Sparsely Activated Layers for NLP and Side Information for Recommendation

This is a past event

70 people went

Every last Friday of the month until September 26, 2019

Location image of event venue

Details

This Friday we'll have two talks followed by drinks.

16:00 Wilker Aziz (University of Amsterdam) Sparsely Activated Layers for NLP

16:30 Yifan Chen (University of Amsterdam) Leveraging High-Dimensional Side Information for Top-N Recommendation

========================

16:00 Wilker Aziz (University of Amsterdam) Sparsely Activated Layers for NLP

In this talk I will present sparsely activated layers for neural network classifiers. We achieve sparsity via a differentiable reparameterisation of a mixture of discrete and continuous distributions which allows for efficient and unbiased gradient estimation. I will show applications in natural language processing where we employ these layers to (1) improve interpretability of NN models, (2) reduce overfitting, and (3) speed up marginalisation over large lookup tables. Find more information here: http://wilkeraziz.github.io/

========================

16:30 Yifan Chen (University of Amsterdam) Leveraging High-Dimensional Side Information for Top-N Recommendation

Top-N recommendations have been widely adopted to recommend ranked lists of items so as to help users identify the items that best fit their personal tastes.
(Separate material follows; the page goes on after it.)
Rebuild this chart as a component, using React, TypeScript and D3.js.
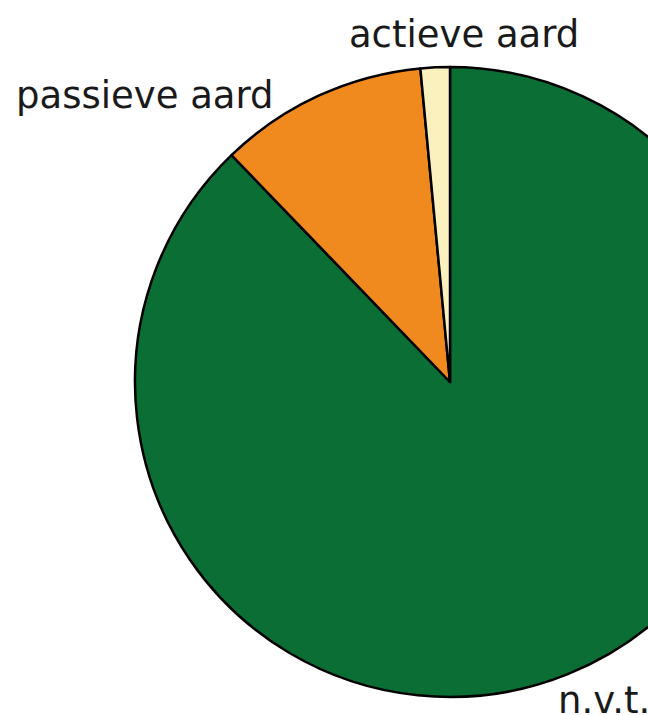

By effectively utilizing rating information, i.e., the historical interactions between users and items, recent top-N recommendation methods achieve great success via Collaborative Filtering (CF). However, it is also widely recognized that CF-based methods suffer from the rating sparsity. While the auxiliary information associated with items, referred to as *side information*, is typically utilized for compensating rating sparsity, the high-dimensionality of side information brings a new challenge: how to effectively utilize side information for top-N recommendation while overcoming the issues brought by the curse of high-dimensionality. This talk will discuss how to utilize feature reductions for this problem.